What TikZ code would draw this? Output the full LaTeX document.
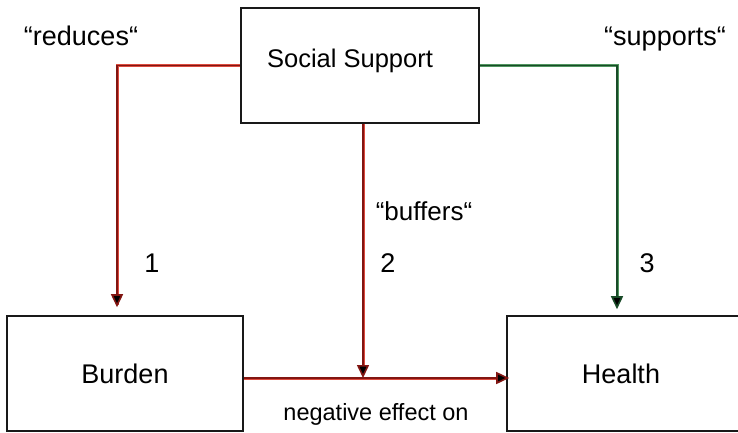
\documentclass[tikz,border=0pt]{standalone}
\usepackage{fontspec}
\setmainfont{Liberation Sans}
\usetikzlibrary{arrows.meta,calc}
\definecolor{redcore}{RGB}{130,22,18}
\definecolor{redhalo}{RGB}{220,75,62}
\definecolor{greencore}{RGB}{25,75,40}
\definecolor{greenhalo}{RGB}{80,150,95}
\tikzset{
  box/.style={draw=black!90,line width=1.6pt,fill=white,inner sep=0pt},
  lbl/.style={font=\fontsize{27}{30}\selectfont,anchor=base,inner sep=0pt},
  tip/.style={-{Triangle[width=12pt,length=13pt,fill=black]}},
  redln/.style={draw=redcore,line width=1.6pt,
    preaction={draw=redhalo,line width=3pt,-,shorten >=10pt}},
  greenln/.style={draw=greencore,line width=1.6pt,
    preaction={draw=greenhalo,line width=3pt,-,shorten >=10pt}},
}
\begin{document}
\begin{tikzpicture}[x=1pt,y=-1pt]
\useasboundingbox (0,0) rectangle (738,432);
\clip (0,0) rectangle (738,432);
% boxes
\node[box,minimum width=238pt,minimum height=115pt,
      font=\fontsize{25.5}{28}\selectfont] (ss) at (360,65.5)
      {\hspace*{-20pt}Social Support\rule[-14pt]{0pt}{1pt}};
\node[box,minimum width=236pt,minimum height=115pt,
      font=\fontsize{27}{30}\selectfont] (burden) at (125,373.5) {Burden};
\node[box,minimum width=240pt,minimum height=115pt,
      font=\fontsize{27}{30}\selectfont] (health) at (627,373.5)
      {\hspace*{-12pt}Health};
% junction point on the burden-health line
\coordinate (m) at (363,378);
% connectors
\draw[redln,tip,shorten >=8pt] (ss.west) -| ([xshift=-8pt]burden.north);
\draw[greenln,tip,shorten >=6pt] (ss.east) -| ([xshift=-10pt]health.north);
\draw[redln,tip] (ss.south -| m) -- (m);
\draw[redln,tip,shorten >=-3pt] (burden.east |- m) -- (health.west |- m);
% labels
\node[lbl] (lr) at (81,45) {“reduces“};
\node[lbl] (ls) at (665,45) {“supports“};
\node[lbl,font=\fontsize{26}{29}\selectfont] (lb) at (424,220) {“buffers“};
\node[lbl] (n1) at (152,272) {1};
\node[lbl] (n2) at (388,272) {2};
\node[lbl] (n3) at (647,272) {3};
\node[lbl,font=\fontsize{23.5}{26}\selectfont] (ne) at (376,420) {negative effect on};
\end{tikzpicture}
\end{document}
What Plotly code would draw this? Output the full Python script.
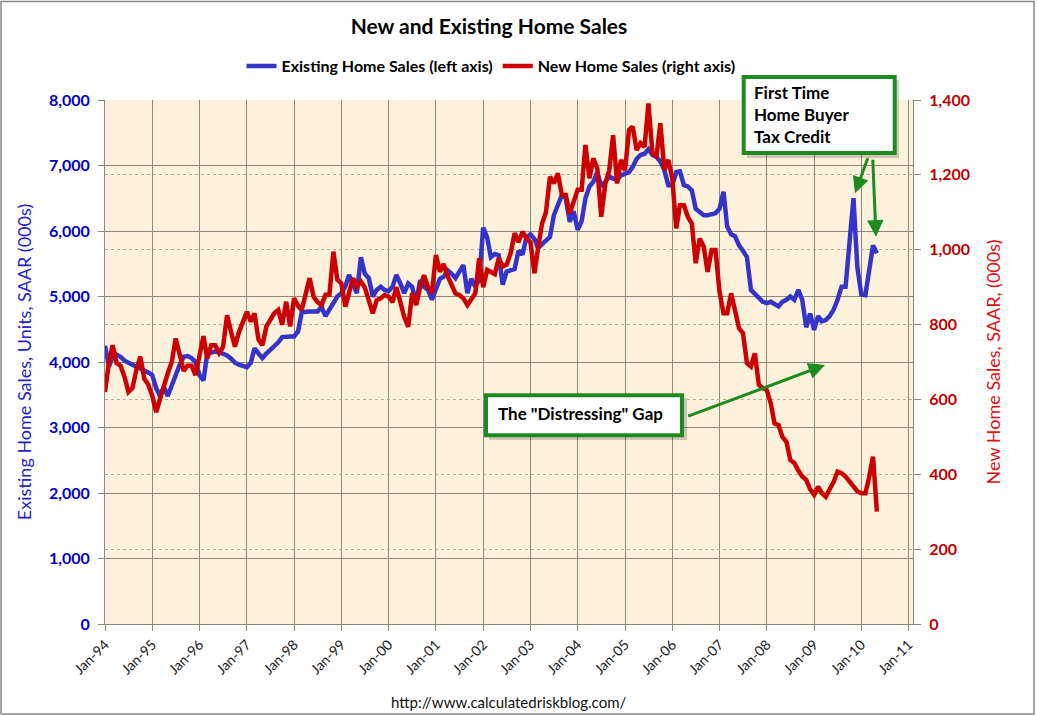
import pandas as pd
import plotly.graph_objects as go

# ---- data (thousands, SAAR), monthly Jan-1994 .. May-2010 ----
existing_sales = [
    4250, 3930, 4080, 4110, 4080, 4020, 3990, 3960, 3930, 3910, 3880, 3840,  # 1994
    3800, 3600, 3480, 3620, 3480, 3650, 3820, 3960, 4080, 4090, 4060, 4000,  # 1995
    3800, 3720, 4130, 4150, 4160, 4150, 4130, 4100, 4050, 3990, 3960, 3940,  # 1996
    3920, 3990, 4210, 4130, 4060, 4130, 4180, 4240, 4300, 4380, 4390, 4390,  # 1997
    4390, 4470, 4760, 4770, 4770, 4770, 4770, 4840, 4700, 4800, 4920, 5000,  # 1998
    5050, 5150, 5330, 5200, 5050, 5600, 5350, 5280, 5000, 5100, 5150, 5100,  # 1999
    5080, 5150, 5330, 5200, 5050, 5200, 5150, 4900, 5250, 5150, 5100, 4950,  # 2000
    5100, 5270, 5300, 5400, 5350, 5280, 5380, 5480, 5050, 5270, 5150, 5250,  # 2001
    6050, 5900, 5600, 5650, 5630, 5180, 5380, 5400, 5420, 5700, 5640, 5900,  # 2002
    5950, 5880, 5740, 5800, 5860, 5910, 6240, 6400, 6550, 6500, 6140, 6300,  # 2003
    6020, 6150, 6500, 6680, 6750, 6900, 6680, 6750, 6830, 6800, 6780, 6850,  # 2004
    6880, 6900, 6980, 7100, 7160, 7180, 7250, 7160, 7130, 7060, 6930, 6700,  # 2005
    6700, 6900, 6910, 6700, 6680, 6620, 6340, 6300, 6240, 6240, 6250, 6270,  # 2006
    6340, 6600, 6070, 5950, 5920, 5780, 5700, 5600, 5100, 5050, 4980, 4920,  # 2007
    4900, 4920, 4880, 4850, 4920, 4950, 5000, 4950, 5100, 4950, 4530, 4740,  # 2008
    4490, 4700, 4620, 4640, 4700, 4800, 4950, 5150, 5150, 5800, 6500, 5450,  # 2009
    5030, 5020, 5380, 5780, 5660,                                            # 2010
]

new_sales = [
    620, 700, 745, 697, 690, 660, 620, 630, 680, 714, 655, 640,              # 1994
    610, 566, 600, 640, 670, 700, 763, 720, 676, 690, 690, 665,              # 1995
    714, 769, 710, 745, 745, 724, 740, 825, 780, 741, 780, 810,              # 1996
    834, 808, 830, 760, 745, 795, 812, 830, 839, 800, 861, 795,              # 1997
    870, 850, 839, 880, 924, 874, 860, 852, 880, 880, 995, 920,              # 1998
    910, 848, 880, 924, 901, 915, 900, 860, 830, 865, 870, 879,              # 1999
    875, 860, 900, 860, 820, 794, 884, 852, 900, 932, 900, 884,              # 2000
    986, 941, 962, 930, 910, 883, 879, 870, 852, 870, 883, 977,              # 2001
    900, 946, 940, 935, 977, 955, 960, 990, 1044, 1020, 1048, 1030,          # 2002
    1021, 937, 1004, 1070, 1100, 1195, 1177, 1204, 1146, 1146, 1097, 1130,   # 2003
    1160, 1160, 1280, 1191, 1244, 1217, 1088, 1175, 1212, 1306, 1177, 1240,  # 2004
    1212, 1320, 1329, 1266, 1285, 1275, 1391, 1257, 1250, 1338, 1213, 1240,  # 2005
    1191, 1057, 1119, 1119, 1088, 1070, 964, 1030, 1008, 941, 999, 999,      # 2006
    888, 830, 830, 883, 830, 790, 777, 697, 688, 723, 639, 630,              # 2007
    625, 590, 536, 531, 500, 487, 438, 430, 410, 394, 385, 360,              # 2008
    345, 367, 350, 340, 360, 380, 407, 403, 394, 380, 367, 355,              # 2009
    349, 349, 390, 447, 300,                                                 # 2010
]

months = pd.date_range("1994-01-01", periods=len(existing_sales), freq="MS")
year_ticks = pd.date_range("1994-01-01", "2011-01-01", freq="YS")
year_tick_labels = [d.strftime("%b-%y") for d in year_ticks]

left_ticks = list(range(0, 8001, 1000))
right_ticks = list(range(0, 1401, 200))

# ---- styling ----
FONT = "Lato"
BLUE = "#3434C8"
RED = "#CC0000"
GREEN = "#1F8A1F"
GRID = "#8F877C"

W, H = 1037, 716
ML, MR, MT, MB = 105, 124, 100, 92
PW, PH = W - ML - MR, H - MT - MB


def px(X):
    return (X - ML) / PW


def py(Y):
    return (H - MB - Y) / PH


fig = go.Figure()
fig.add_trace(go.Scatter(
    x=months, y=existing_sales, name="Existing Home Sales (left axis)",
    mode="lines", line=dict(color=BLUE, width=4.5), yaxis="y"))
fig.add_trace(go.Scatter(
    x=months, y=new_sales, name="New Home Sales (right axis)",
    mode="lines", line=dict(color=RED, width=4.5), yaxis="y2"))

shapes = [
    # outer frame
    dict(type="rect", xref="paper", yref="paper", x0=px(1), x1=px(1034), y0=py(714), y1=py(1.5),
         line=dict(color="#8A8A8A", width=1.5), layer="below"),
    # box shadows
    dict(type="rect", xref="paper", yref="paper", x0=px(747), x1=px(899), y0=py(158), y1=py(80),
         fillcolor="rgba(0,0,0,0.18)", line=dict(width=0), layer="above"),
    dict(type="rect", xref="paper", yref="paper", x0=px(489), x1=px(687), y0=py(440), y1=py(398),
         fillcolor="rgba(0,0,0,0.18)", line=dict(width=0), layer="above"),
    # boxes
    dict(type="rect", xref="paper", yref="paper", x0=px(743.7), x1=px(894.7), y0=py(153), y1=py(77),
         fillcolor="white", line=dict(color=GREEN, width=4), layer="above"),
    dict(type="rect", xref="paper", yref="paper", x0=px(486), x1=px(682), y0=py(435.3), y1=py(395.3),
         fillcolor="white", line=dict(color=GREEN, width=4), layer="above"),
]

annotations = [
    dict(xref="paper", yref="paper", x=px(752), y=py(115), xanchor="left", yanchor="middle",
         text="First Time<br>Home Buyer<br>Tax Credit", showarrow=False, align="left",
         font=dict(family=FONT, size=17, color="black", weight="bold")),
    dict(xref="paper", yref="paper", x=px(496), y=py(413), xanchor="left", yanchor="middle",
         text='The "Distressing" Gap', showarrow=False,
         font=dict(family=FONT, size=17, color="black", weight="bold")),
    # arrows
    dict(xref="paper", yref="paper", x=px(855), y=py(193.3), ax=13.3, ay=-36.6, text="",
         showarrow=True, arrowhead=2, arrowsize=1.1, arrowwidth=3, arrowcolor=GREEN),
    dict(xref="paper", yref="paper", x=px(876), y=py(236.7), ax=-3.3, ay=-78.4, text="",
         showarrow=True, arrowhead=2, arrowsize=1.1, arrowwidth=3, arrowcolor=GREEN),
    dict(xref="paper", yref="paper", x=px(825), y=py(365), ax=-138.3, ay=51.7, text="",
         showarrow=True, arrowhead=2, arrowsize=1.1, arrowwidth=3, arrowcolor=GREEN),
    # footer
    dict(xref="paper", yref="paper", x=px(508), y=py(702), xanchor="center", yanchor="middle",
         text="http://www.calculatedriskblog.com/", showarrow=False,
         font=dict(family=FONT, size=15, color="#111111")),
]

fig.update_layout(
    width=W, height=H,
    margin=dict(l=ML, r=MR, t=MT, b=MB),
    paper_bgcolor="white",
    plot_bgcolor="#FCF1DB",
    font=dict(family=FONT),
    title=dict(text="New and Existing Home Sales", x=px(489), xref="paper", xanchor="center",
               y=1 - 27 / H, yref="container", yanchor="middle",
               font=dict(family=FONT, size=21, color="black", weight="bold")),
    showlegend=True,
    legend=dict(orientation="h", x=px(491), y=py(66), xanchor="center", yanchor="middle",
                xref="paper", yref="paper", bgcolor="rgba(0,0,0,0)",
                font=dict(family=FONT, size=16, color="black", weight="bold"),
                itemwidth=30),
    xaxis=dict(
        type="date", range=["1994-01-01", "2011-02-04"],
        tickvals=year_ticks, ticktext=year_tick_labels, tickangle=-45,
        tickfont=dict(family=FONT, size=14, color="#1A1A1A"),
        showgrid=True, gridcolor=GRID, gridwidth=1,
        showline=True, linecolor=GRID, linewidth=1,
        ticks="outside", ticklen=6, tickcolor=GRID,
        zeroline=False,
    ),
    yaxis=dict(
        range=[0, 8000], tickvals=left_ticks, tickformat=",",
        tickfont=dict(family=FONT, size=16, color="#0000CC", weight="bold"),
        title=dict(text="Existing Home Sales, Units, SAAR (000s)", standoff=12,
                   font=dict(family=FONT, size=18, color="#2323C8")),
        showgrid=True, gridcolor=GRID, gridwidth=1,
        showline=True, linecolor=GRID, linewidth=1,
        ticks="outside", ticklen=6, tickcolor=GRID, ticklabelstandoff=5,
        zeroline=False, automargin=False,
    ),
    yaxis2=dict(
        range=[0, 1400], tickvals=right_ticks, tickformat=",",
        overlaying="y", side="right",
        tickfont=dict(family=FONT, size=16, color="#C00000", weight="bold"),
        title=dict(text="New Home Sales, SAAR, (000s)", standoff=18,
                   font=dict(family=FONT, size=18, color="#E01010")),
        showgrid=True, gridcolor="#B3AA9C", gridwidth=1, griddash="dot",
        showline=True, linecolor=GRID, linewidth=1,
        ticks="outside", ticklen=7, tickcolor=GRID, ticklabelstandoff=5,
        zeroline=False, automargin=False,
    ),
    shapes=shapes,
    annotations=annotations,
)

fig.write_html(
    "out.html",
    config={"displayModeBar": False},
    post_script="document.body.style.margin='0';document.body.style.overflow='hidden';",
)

DIRECTIONS
Transcribe, leaving out pictures, each line from the one containing "What Plotly code" through the one containing "import plotly.graph_objects as go".

ANSWER TO THE EXERCISE
What Plotly code would draw this? Output the full Python script.
import pandas as pd
import plotly.graph_objects as go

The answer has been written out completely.